• _SHORT EXERCISE_: Copy exactly, and only, the lines below from the first through the one containing "const dir = up ? 1 : -1;", both included; pictures are omitted.

• _DATA SECTION_:
◇ ◇ ◇ ◇ ◇

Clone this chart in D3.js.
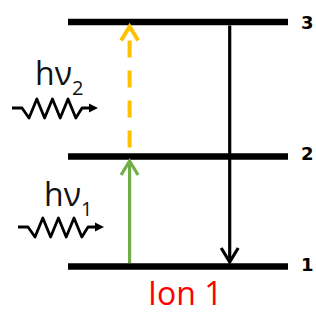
<!DOCTYPE html>
<html>
<head>
<meta charset="utf-8">
<script src="https://cdn.jsdelivr.net/npm/d3@7"></script>
<style>
  body { margin: 0; background: #fff; }
  svg { display: block; }
</style>
</head>
<body>
<div id="chart"></div>
<script>
// Energy levels (relative energy, 0 = ground state)
const levelNames = ["1", "2", "3"];
const levelEnergy = [0, 0.45, 1];

// Transitions: index into levels, horizontal position along the level lines
const transFrom = [0, 1, 2];
const transTo = [1, 2, 0];
const transPos = [0.28, 0.28, 0.735];

// Incoming photons, one per absorption
const photonLabels = ["1", "2"];
const photonLevel = [0, 1];   // drawn beside the transition starting at this level

const ionLabel = "Ion 1";

const width = 316, height = 313;

const svg = d3.select("#chart").append("svg")
  .attr("width", width)
  .attr("height", height);

const y = d3.scaleLinear().domain([0, 1]).range([266.5, 22]);
const x = d3.scaleLinear().domain([0, 1]).range([68, 288]);

const transStyle = [
  { color: "#70AD47", dash: null },
  { color: "#FFC000", dash: "17,13" },
  { color: "#000000", dash: null }
];

// level lines
svg.selectAll(".level")
  .data(levelEnergy)
  .join("line")
  .attr("class", "level")
  .attr("x1", x(0))
  .attr("x2", x(1))
  .attr("y1", d => y(d))
  .attr("y2", d => y(d))
  .attr("stroke", "#000")
  .attr("stroke-width", 6.5);

// level labels (kept just inside the right edge)
svg.selectAll(".level-label")
  .data(levelEnergy)
  .join("text")
  .attr("class", "level-label")
  .attr("x", 301)
  .attr("y", (d, i) => y(d) + [4.5, 4, 7][i])
  .attr("font-family", "'DejaVu Sans', sans-serif")
  .attr("font-weight", "bold")
  .attr("font-size", 18)
  .text((d, i) => levelNames[i]);

// transitions
const half = 3.5;
transFrom.forEach((f, i) => {
  const up = levelEnergy[transTo[i]] > levelEnergy[f];
  const xp = x(transPos[i]);
  const y0 = y(levelEnergy[f]) + (up ? -half : half);
  const y1 = y(levelEnergy[transTo[i]]) + (up ? half : -half);
  const st = transStyle[i];
  const dir = up ? 1 : -1;

  const shaft = svg.append("line")
    .attr("x1", xp).attr("x2", xp)
    .attr("y1", st.dash ? y1 + 2 : y0)
    .attr("y2", st.dash ? y0 : y1 + dir * 2)
    .attr("stroke", st.color)
    .attr("stroke-width", st.dash ? 4 : 3.2);
  if (st.dash) shaft.attr("stroke-dasharray", st.dash).attr("stroke-dashoffset", -13);

  // open chevron head
  svg.append("path")
    .attr("d", `M${xp - 8.5},${y1 + dir * 15}L${xp},${y1 + dir * 1}L${xp + 8.5},${y1 + dir * 15}`)
    .attr("fill", "none")
    .attr("stroke", st.color)
    .attr("stroke-width", st.dash ? 4 : 3.2)
    .attr("stroke-linejoin", "miter");
});

// photons
const wave = d3.line();
photonLevel.forEach((lv, i) => {
  const cy = lv === 0 ? 227 : 108;
  const x0 = lv === 0 ? 18 : 12;

  const pts = [[x0, cy], [x0 + 10, cy]];
  const step = 7.8;
  let px = x0 + 10;
  for (let k = 0; k < 4; k++) {
    pts.push([px + step * 0.9, cy + 10]);
    pts.push([px + step * 1.9, cy - 9]);
    px += step * 2;
  }
  pts[pts.length - 1] = [px - step * 0.3, cy];
  pts.push([x0 + 80, cy]);

  svg.append("path")
    .attr("d", wave(pts))
    .attr("fill", "none")
    .attr("stroke", "#000")
    .attr("stroke-width", 2.8)
    .attr("stroke-linejoin", "round");

  svg.append("path")
    .attr("d", `M${x0 + 77},${cy - 4.5}L${x0 + 86},${cy}L${x0 + 77},${cy + 4.5}Z`)
    .attr("fill", "#000");

  const t = svg.append("text")
    .attr("x", lv === 0 ? 44 : 35)
    .attr("y", lv === 0 ? 206 : 85)
    .attr("font-family", "'Open Sans', sans-serif")
    .attr("font-size", 32)
    .attr("fill", "#111");
  t.append("tspan").text("hν");
  t.append("tspan")
    .attr("font-size", 20)
    .attr("dy", 10)
    .text(photonLabels[i]);
});

// ion label
svg.append("text")
  .attr("x", 148)
  .attr("y", 305)
  .attr("font-family", "'Open Sans', sans-serif")
  .attr("font-size", 32)
  .attr("fill", "#FF0000")
  .text(ionLabel);
</script>
</body>
</html>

◇ ◇ ◇ ◇ ◇

• _WRITTEN SOLUTION_:
Clone this chart in D3.js.
<!DOCTYPE html>
<html>
<head>
<meta charset="utf-8">
<script src="https://cdn.jsdelivr.net/npm/d3@7"></script>
<style>
  body { margin: 0; background: #fff; }
  svg { display: block; }
</style>
</head>
<body>
<div id="chart"></div>
<script>
// Energy levels (relative energy, 0 = ground state)
const levelNames = ["1", "2", "3"];
const levelEnergy = [0, 0.45, 1];

// Transitions: index into levels, horizontal position along the level lines
const transFrom = [0, 1, 2];
const transTo = [1, 2, 0];
const transPos = [0.28, 0.28, 0.735];

// Incoming photons, one per absorption
const photonLabels = ["1", "2"];
const photonLevel = [0, 1];   // drawn beside the transition starting at this level

const ionLabel = "Ion 1";

const width = 316, height = 313;

const svg = d3.select("#chart").append("svg")
  .attr("width", width)
  .attr("height", height);

const y = d3.scaleLinear().domain([0, 1]).range([266.5, 22]);
const x = d3.scaleLinear().domain([0, 1]).range([68, 288]);

const transStyle = [
  { color: "#70AD47", dash: null },
  { color: "#FFC000", dash: "17,13" },
  { color: "#000000", dash: null }
];

// level lines
svg.selectAll(".level")
  .data(levelEnergy)
  .join("line")
  .attr("class", "level")
  .attr("x1", x(0))
  .attr("x2", x(1))
  .attr("y1", d => y(d))
  .attr("y2", d => y(d))
  .attr("stroke", "#000")
  .attr("stroke-width", 6.5);

// level labels (kept just inside the right edge)
svg.selectAll(".level-label")
  .data(levelEnergy)
  .join("text")
  .attr("class", "level-label")
  .attr("x", 301)
  .attr("y", (d, i) => y(d) + [4.5, 4, 7][i])
  .attr("font-family", "'DejaVu Sans', sans-serif")
  .attr("font-weight", "bold")
  .attr("font-size", 18)
  .text((d, i) => levelNames[i]);

// transitions
const half = 3.5;
transFrom.forEach((f, i) => {
  const up = levelEnergy[transTo[i]] > levelEnergy[f];
  const xp = x(transPos[i]);
  const y0 = y(levelEnergy[f]) + (up ? -half : half);
  const y1 = y(levelEnergy[transTo[i]]) + (up ? half : -half);
  const st = transStyle[i];
  const dir = up ? 1 : -1;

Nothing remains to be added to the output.